L’homme a tendance naturelle à combiner ses travaux avec ceux de son semblable, sachant qu’à deux on roule un tronc qu’à soi seul on ne peut ni rouler ni soulever. Là, cependant, on voit les hommes s’éloigner de leurs semblables et chacun cherchant à rouler son propre tronc pour sa maison, car le soulever est une tâche qui dépasse ses forces. Le travail de chacun se perd ainsi sur la route, et se trouve dépensé sans profit à la fin de la journée.

L’homme a tendance naturelle à combiner sa hache avec la bêche de son voisin, prêtant l’une et empruntant l’autre ; là cependant l’homme à la hache s’éloigne de celui qui a une bêche.

Sa tendance naturelle est de commencer sur le sol maigre au flanc de la colline et de descendre jusqu’au sol riche qui est au pied, recueillant de l’engrais sur l’un afin d’enrichir l’autre ; mais là il s’éloigne des sols riches qu’il après de lui, pour aller chercher les sols pauvres qui sont au loin.

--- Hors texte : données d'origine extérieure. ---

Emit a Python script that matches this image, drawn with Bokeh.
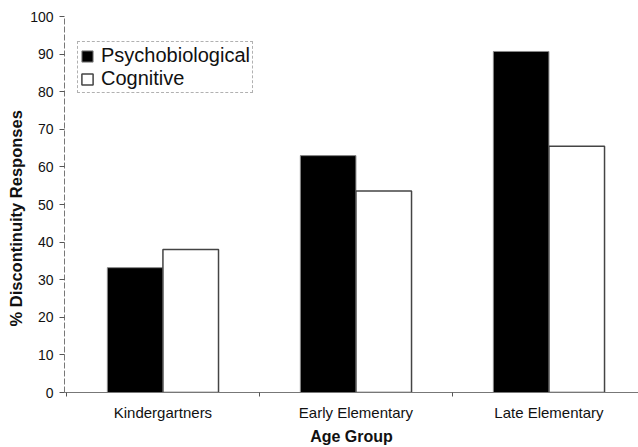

Sa tendance naturelle est de combiner avec ses voisins pour améliorer les anciennes routes ; mais là il s’éloigne à une distance qui nécessite l’application de son travail à en ouvrir de nouvelles, laissant les anciennes sans amélioration, d’où suit qu’il en a deux à entretenir au lieu d’une.

Sa tendance naturelle est de combiner avec ses voisins pour améliorer la nature de l’éducation dans les vieilles écoles ; mais là il s’éloigne de ses voisins pour aller dans des localités où il n’y a pas d’école et où il ne peut y en avoir que lorsque lui-même en construira.

  1. Voir précédemment, vol. I, p. 118, pour la nature des terres occupées par les récents stettlers d’Ohio et Indiana, Illinois et Missouri.